What is asked :: Only lines holding the string "chart" are wanted; copy each one from the material.
***
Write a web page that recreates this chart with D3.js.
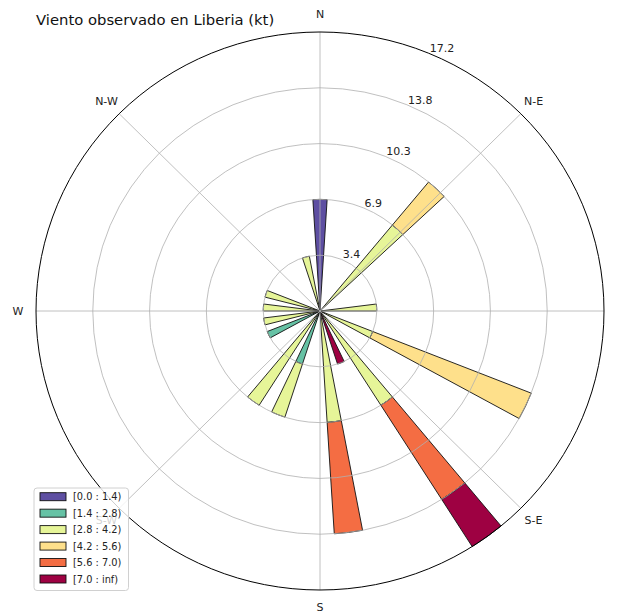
<!DOCTYPE html>
<html>
<head>
<meta charset="utf-8">
<script src="https://cdn.jsdelivr.net/npm/d3@7"></script>
<style>
  html, body { margin: 0; padding: 0; background: #fff; }
  svg { display: block; font-family: "DejaVu Sans", sans-serif; }
</style>
</head>
<body>
<svg id="chart" width="618" height="613"></svg>
<script>
// Wind directions (degrees, clockwise from north), 25 sectors
const directions = [0, 14.4, 28.8, 43.2, 57.6, 72, 86.4, 100.8, 115.2, 129.6, 144, 158.4,
  172.8, 187.2, 201.6, 216, 230.4, 244.8, 259.2, 273.6, 288, 302.4, 316.8, 331.2, 345.6];

// Speed classes (kt)
const speedBins = ["[0.0 : 1.4)", "[1.4 : 2.8)", "[2.8 : 4.2)", "[4.2 : 5.6)", "[5.6 : 7.0)", "[7.0 : inf)"];
const binColors = ["#5e4fa2", "#66c2a5", "#e6f598", "#fee08b", "#f46d43", "#9e0142"];

// Frequency (%) per direction for each speed class
const speed0 = [6.897, 0, 0, 0, 0, 0, 0, 0, 0, 0, 0, 0, 0, 0, 0, 0, 0, 0, 0, 0, 0, 0, 0, 0, 0];
const speed1 = [0, 0, 0, 0, 0, 0, 0, 0, 0, 0, 0, 0, 0, 0, 3.448, 0, 0, 3.448, 0, 0, 0, 0, 0, 0, 0];
const speed2 = [0, 0, 0, 6.897, 0, 0, 3.448, 0, 3.448, 0, 6.897, 0, 6.897, 0, 3.448, 6.897, 0, 0, 3.448, 3.448, 3.448, 0, 0, 0, 3.448];
const speed3 = [0, 0, 0, 3.448, 0, 0, 0, 0, 10.345, 0, 0, 0, 0, 0, 0, 0, 0, 0, 0, 0, 0, 0, 0, 0, 0];
const speed4 = [0, 0, 0, 0, 0, 0, 0, 0, 0, 0, 6.897, 0, 6.897, 0, 0, 0, 0, 0, 0, 0, 0, 0, 0, 0, 0];
const speed5 = [0, 0, 0, 0, 0, 0, 0, 0, 0, 0, 3.448, 3.448, 0, 0, 0, 0, 0, 0, 0, 0, 0, 0, 0, 0, 0];
const series = [speed0, speed1, speed2, speed3, speed4, speed5];

// Radial grid
const radialTicks = [3.448, 6.897, 10.345, 13.793, 17.241];
const radialTickLabels = ["3.4", "6.9", "10.3", "13.8", "17.2"];

// Compass labels
const compassAngles = [0, 45, 90, 135, 180, 225, 270, 315];
const compassLabels = ["N", "N-E", "E", "S-E", "S", "S-W", "W", "N-W"];

const titleText = "Viento observado en Liberia (kt)";

// Layout
const cx = 320, cy = 311, R = 284, ky = 0.9824;
const opening = 0.5;           // fraction of a sector covered by a bar
const sectorWidth = 360 / directions.length;

const svg = d3.select("#chart");
const rad = d => d * Math.PI / 180;
const r = d3.scaleLinear().domain([0, radialTicks[radialTicks.length - 1]]).range([0, R]);

// Polar frame in screen space
const px = (deg, rr) => cx + rr * Math.sin(rad(deg));
const py = (deg, rr) => cy - rr * Math.cos(rad(deg)) * ky;

const polar = svg.append("g").attr("transform", `translate(${cx},${cy}) scale(1,${ky})`);

// Stacked bars
const arc = d3.arc();
const offsets = directions.map(() => 0);
series.forEach((vals, i) => {
  vals.forEach((v, j) => {
    if (v <= 0) return;
    const start = offsets[j];
    offsets[j] += v;
    polar.append("path")
      .attr("d", arc({
        innerRadius: r(start),
        outerRadius: r(start + v),
        startAngle: rad(directions[j] - sectorWidth * opening / 2),
        endAngle: rad(directions[j] + sectorWidth * opening / 2)
      }))
      .attr("fill", binColors[i])
      .attr("stroke", "#111")
      .attr("stroke-width", 0.9)
      .attr("stroke-linejoin", "miter")
      .attr("vector-effect", "non-scaling-stroke");
  });
});

// Grid rings and spokes
polar.selectAll("circle.ring")
  .data(radialTicks.slice(0, -1))
  .join("circle")
  .attr("class", "ring")
  .attr("r", d => r(d))
  .attr("fill", "none")
  .attr("stroke", "#b0b0b0")
  .attr("stroke-width", 0.8)
  .attr("vector-effect", "non-scaling-stroke");

polar.selectAll("line.spoke")
  .data(compassAngles)
  .join("line")
  .attr("class", "spoke")
  .attr("x1", 0).attr("y1", 0)
  .attr("x2", d => R * Math.sin(rad(d)))
  .attr("y2", d => -R * Math.cos(rad(d)))
  .attr("stroke", "#b0b0b0")
  .attr("stroke-width", 0.8)
  .attr("vector-effect", "non-scaling-stroke");

// Outer frame
polar.append("circle")
  .attr("r", R)
  .attr("fill", "none")
  .attr("stroke", "#000")
  .attr("stroke-width", 1)
  .attr("vector-effect", "non-scaling-stroke");

// Radial tick labels
svg.selectAll("text.rlabel")
  .data(radialTicks)
  .join("text")
  .attr("class", "rlabel")
  .attr("x", d => px(22.5, r(d)) + 1)
  .attr("y", d => py(22.5, r(d)) - 1)
  .attr("font-size", 11)
  .attr("fill", "#222")
  .text((d, i) => radialTickLabels[i]);

// Compass labels
svg.selectAll("text.dir")
  .data(compassAngles)
  .join("text")
  .attr("class", "dir")
  .attr("x", d => px(d, 302))
  .attr("y", d => py(d, 302))
  .attr("text-anchor", "middle")
  .attr("dominant-baseline", "central")
  .attr("font-size", 11)
  .attr("fill", "#222")
  .text((d, i) => compassLabels[i]);

// Title
svg.append("text")
  .attr("x", 36)
  .attr("y", 25)
  .attr("font-size", 14.8)
  .attr("fill", "#111")
  .text(titleText);

// Legend (semi-transparent box drawn over the axes)
const legend = svg.append("g").attr("transform", "translate(34,488)");
legend.append("rect")
  .attr("width", 94.5).attr("height", 102.5)
  .attr("rx", 3)
  .attr("fill", "#fff").attr("fill-opacity", 0.8)
  .attr("stroke", "#d0d0d0").attr("stroke-width", 1);
const rowY = d3.scaleLinear().domain([0, speedBins.length - 1]).range([8.7, 91]);
speedBins.forEach((label, i) => {
  legend.append("rect")
    .attr("x", 6).attr("y", rowY(i) - 4)
    .attr("width", 26).attr("height", 8)
    .attr("fill", binColors[i])
    .attr("stroke", "#111").attr("stroke-width", 0.9);
  legend.append("text")
    .attr("x", 39).attr("y", rowY(i))
    .attr("dominant-baseline", "central")
    .attr("font-size", 9.8)
    .attr("fill", "#222")
    .text(label);
});
</script>
</body>
</html>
***
Solution below ::
Write a web page that recreates this chart with D3.js.
<svg id="chart" width="618" height="613"></svg>
const svg = d3.select("#chart");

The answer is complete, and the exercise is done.